Exercise
Report the count of lines that carry the string "React", and add nothing.

··· Data provided ···

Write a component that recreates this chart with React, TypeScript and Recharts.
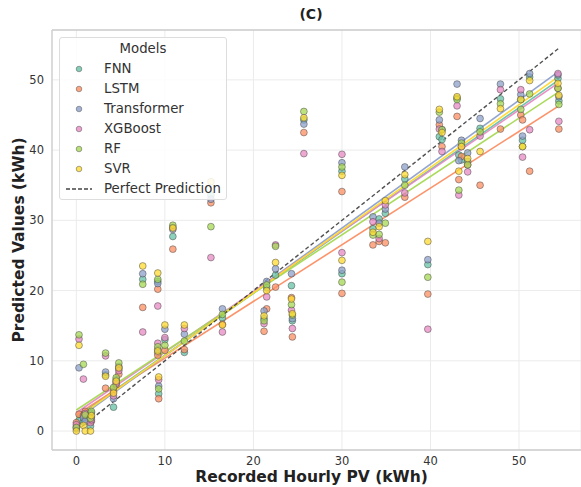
import React from 'react';
import { ScatterChart, Scatter, XAxis, YAxis, CartesianGrid, ReferenceLine } from 'recharts';

const MODELS = ['FNN', 'LSTM', 'Transformer', 'XGBoost', 'RF', 'SVR'];
const COLORS = ['#66c2a5', '#fc8d62', '#8da0cb', '#e78ac3', '#a6d854', '#ffd92f'];

const RECORDED = [0.0, 0.3, 0.8, 1.0, 1.6, 1.7, 3.3, 4.2, 4.5, 4.8, 7.5, 9.2, 9.2, 9.3, 10.0, 10.9, 12.2, 15.2, 16.5, 21.2, 21.5, 22.5, 24.3, 24.4, 25.7, 30.0, 30.0, 33.5, 34.2, 34.9, 37.1, 39.7, 41.0, 41.3, 43.0, 43.5, 43.2, 44.2, 45.6, 47.9, 50.2, 50.4, 51.2, 54.4, 54.5];

const FNN = [0.6, 1.5, 1.3, 2.1, 0.7, 2.6, 8.0, 3.4, 7.0, 8.9, 21.6, 21.3, 11.2, 5.3, 13.0, 27.7, 11.2, 33.6, 16.1, 16.0, 20.4, 22.2, 20.7, 15.7, 44.3, 37.0, 22.4, 28.8, 30.2, 31.0, 35.9, 23.7, 41.9, 41.5, 47.4, 38.6, 39.3, 38.4, 43.1, 47.3, 47.2, 41.4, 50.4, 50.2, 47.0];
const LSTM = [1.2, 2.4, 2.2, 2.8, 2.0, 1.4, 6.1, 5.6, 6.6, 8.1, 17.6, 20.2, 10.8, 4.6, 11.5, 25.9, 11.6, 32.5, 15.2, 14.2, 17.4, 20.5, 19.0, 13.4, 42.5, 34.1, 19.6, 26.5, 27.0, 26.8, 33.3, 19.5, 43.6, 40.5, 44.8, 39.1, 35.8, 37.9, 35.0, 43.0, 45.0, 44.3, 37.0, 48.8, 43.0];
const TRANSFORMER = [0.3, 9.0, 1.9, 1.4, 2.5, 2.0, 8.4, 4.6, 7.3, 9.2, 22.4, 21.0, 11.6, 6.4, 14.5, 28.7, 13.8, 33.0, 17.4, 17.1, 21.3, 23.1, 22.4, 16.0, 43.7, 38.2, 22.9, 30.5, 29.6, 31.6, 37.6, 24.4, 44.3, 42.9, 49.4, 41.4, 38.5, 39.6, 44.5, 49.4, 47.9, 42.0, 50.9, 50.7, 47.6];
const XGBOOST = [0.9, 13.1, 7.4, 2.5, 1.2, 1.6, 10.7, 5.0, 6.8, 8.6, 14.1, 17.8, 12.5, 7.3, 13.3, 29.0, 14.6, 24.7, 14.1, 15.3, 19.1, 26.5, 17.2, 14.6, 39.5, 39.4, 25.4, 29.8, 27.4, 32.2, 33.9, 14.5, 43.0, 39.8, 46.3, 40.5, 33.6, 36.9, 42.0, 48.6, 48.6, 39.0, 42.9, 50.9, 44.1];
const RF = [0.5, 13.7, 9.5, 2.3, 1.8, 2.8, 11.1, 6.2, 7.6, 9.7, 20.9, 21.6, 12.0, 6.0, 12.2, 29.3, 12.8, 29.1, 16.6, 15.7, 20.8, 26.3, 18.0, 16.5, 45.5, 37.6, 21.2, 27.9, 28.0, 29.6, 35.0, 21.9, 45.4, 42.9, 47.2, 41.0, 34.3, 37.9, 42.6, 46.6, 45.8, 40.5, 48.0, 48.8, 46.5];
const SVR = [0.0, 12.2, 0.8, 0.0, 0.0, 2.2, 7.8, 5.4, 7.1, 9.0, 23.5, 22.5, 11.4, 7.7, 15.1, 28.9, 15.1, 35.5, 15.1, 16.4, 20.0, 24.0, 18.8, 16.7, 44.6, 36.4, 24.3, 28.3, 29.1, 32.8, 36.5, 27.0, 45.8, 42.5, 47.6, 40.5, 37.0, 38.8, 39.8, 45.9, 47.2, 40.5, 49.9, 49.5, 47.8];

const PREDICTIONS = [FNN, LSTM, TRANSFORMER, XGBOOST, RF, SVR];

// fitted regression lines: value at x=0 and at x=54.5
const FIT_X = [0, 54.5];
const FIT_START = [2.0, 2.3, 1.6, 2.6, 3.0, 1.8];
const FIT_END = [50.0, 46.3, 51.2, 49.6, 48.3, 50.5];
const PERFECT = [0, 54.5];

const X_TICKS = [0, 10, 20, 30, 40, 50];
const Y_TICKS = [0, 10, 20, 30, 40, 50];
const X_DOMAIN = [-2.75, 57.0];
const Y_DOMAIN = [-2.7, 57.1];

const FONT = '"DejaVu Sans", sans-serif';
const TEXT_COLOR = '#333333';

const makeShape = (color: string) => (props: any) => (
  <circle
    cx={props.cx}
    cy={props.cy}
    r={3.4}
    fill={color}
    fillOpacity={0.75}
    stroke="#444"
    strokeOpacity={0.8}
    strokeWidth={0.6}
  />
);

const LegendBox = () => (
  <div
    style={{
      position: 'absolute',
      left: 59,
      top: 37,
      width: 168,
      height: 163,
      border: '1px solid #dddddd',
      borderRadius: 3,
      background: 'rgba(255,255,255,0.85)',
      fontFamily: FONT,
      fontSize: 13.3,
      color: TEXT_COLOR,
      boxSizing: 'border-box',
    }}
  >
    <div style={{ position: 'absolute', top: 2, left: 0, width: '100%', textAlign: 'center', lineHeight: '18px' }}>Models</div>
    {MODELS.map((m, i) => (
      <div key={m} style={{ position: 'absolute', top: 22 + i * 20, left: 0, height: 18, width: '100%' }}>
        <svg width={30} height={18} style={{ position: 'absolute', left: 10, top: 0 }}>
          <circle cx={9} cy={9} r={2.8} fill={COLORS[i]} fillOpacity={0.8} stroke="#555" strokeWidth={0.5} />
        </svg>
        <span style={{ position: 'absolute', left: 44, top: 0, lineHeight: '18px' }}>{m}</span>
      </div>
    ))}
    <div style={{ position: 'absolute', top: 142, left: 0, height: 18, width: '100%' }}>
      <svg width={30} height={18} style={{ position: 'absolute', left: 5, top: 0 }}>
        <line x1={1} y1={9} x2={27} y2={9} stroke="#444" strokeWidth={1.4} strokeDasharray="4 2" />
      </svg>
      <span style={{ position: 'absolute', left: 44, top: 0, lineHeight: '18px' }}>Perfect Prediction</span>
    </div>
  </div>
);

export default function App() {
  return (
    <div style={{ position: 'absolute', left: 0, top: 0, width: 581, height: 487, background: '#fff' }}>
      <div
        style={{
          position: 'absolute',
          left: 261,
          width: 100,
          top: 6,
          textAlign: 'center',
          fontFamily: FONT,
          fontWeight: 'bold',
          fontSize: 14,
          color: '#222',
        }}
      >
        (C)
      </div>
      <ScatterChart width={581} height={487} margin={{ top: 30, right: 0, bottom: 0, left: 0 }}>
        <CartesianGrid stroke="#ebebeb" strokeWidth={1} />
        <XAxis
          type="number"
          dataKey="x"
          domain={X_DOMAIN}
          allowDataOverflow
          ticks={X_TICKS}
          height={37}
          tickSize={0}
          tickMargin={7}
          tickLine={false}
          axisLine={{ stroke: '#cccccc', strokeWidth: 1.3 }}
          tick={{ fontFamily: FONT, fontSize: 11.5, fill: TEXT_COLOR }}
          label={{
            value: 'Recorded Hourly PV (kWh)',
            position: 'insideBottom',
            offset: 5,
            dx: -5,
            style: { fontFamily: FONT, fontWeight: 'bold', fontSize: 15.5, fill: '#222' },
          }}
        />
        <YAxis
          type="number"
          dataKey="y"
          domain={Y_DOMAIN}
          allowDataOverflow
          ticks={Y_TICKS}
          width={52}
          tickSize={0}
          tickMargin={8}
          tickLine={false}
          axisLine={{ stroke: '#cccccc', strokeWidth: 1.3 }}
          tick={{ fontFamily: FONT, fontSize: 11.5, fill: TEXT_COLOR }}
          label={{
            value: 'Predicted Values (kWh)',
            angle: -90,
            position: 'center',
            dx: -8,
            style: { fontFamily: FONT, fontWeight: 'bold', fontSize: 15.5, fill: '#222', textAnchor: 'middle' },
          }}
        />
        <ReferenceLine y={Y_DOMAIN[1]} stroke="#cccccc" strokeWidth={1.3} ifOverflow="visible" />
        {MODELS.map((m, i) => (
          <Scatter
            key={m}
            name={m}
            data={RECORDED.map((x, j) => ({ x, y: PREDICTIONS[i][j] }))}
            shape={makeShape(COLORS[i])}
            isAnimationActive={false}
          />
        ))}
        {MODELS.map((m, i) => (
          <ReferenceLine
            key={'fit-' + m}
            segment={[
              { x: FIT_X[0], y: FIT_START[i] },
              { x: FIT_X[1], y: FIT_END[i] },
            ]}
            stroke={COLORS[i]}
            strokeWidth={1.6}
            strokeOpacity={0.95}
            ifOverflow="visible"
          />
        ))}
        <ReferenceLine
          segment={[
            { x: PERFECT[0], y: PERFECT[0] },
            { x: PERFECT[1], y: PERFECT[1] },
          ]}
          stroke="#333"
          strokeWidth={1.4}
          strokeDasharray="4 2.5"
          strokeOpacity={0.85}
          ifOverflow="visible"
        />
      </ScatterChart>
      <LegendBox />
    </div>
  );
}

···

Full answer
2